Gorontalo, mimoza.tv – Dua bangunan liar yang berdiri di bantaran sungai wilayah Desa Pentadio Timur, Kecamatan Telaga Biru, Kabupaten Gorontalo, diduga menabrak aturan dan mengabaikan perintah pembongkaran dari pemerintah daerah.
Bangunan yang diketahui digunakan sebagai tempat usaha itu berdiri kokoh di area sempadan sungai—zona yang secara hukum dilarang untuk didirikan bangunan permanen. Keberadaan bangunan tersebut tidak hanya melanggar estetika tata ruang, tetapi juga menyalahi sejumlah regulasi, antara lain Undang-Undang Nomor 17 Tahun 2019 tentang Sumber Daya Air, Peraturan Pemerintah Nomor 38 Tahun 2011 tentang Sungai, serta Peraturan Menteri PUPR mengenai garis sempadan sungai dan danau.

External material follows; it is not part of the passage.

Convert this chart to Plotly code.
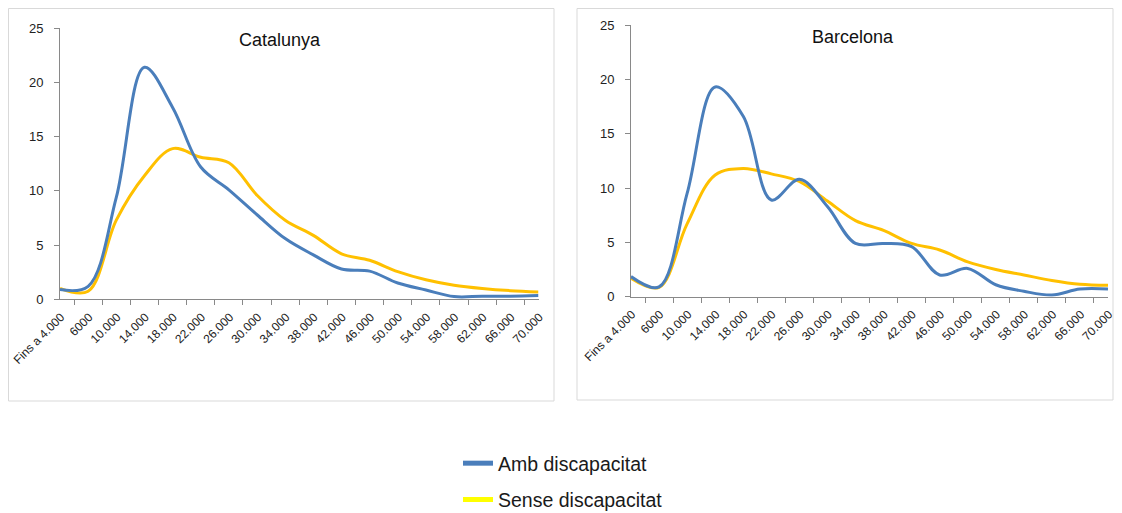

Pelaksana tugas Kepala Dinas PUPR Kabupaten Gorontalo, Romi Syahrain, menyatakan bahwa pemerintah tidak pernah menerbitkan izin maupun rekomendasi untuk pembangunan di lokasi tersebut. Menurutnya, pemerintah daerah telah berulang kali memanggil pemilik bangunan dan memberikan peringatan untuk melakukan pembongkaran secara mandiri, namun belum juga direspons.
“Kami sudah memberikan peringatan secara tertulis maupun lisan, namun belum ada tindak lanjut dari pemilik bangunan,” ujar Romi Syahrain, yang juga menjabat sebagai Asisten II Setda Kabupaten Gorontalo.
Informasi yang diperoleh redaksi Mimoza TV menyebutkan bahwa bangunan liar tersebut diduga milik salah satu kepala dinas di lingkungan Pemerintah Kabupaten Gorontalo, sehingga menimbulkan pertanyaan publik terkait keberanian pemerintah dalam menegakkan aturan secara adil.
Pemerintah daerah kini disebut tengah mempersiapkan langkah tegas untuk menertibkan bangunan tersebut jika pemilik tetap tidak menunjukkan iktikad baik.
Sementara itu, warga setempat, Rizal Abdul, menyuarakan keprihatinannya. Ia berharap pemerintah bertindak cepat sebelum kondisi lingkungan semakin memburuk.
“Bangunan yang terlalu dekat dengan sungai bisa mempercepat erosi dan menyempitkan alur air. Kalau hujan deras, air bisa meluap dan memicu banjir. Ini mengancam keselamatan warga,” ujar Rizal.
Menurutnya, selain melanggar aturan, bangunan di sempadan sungai juga sangat berisiko mengalami longsor atau ambruk ketika debit air tinggi.
Kasus ini menjadi ujian serius bagi pemerintah daerah: apakah keberpihakan pada kepentingan publik dan kelestarian lingkungan dapat ditegakkan di atas kepentingan pribadi, apalagi jika pelakunya adalah pejabat sendiri.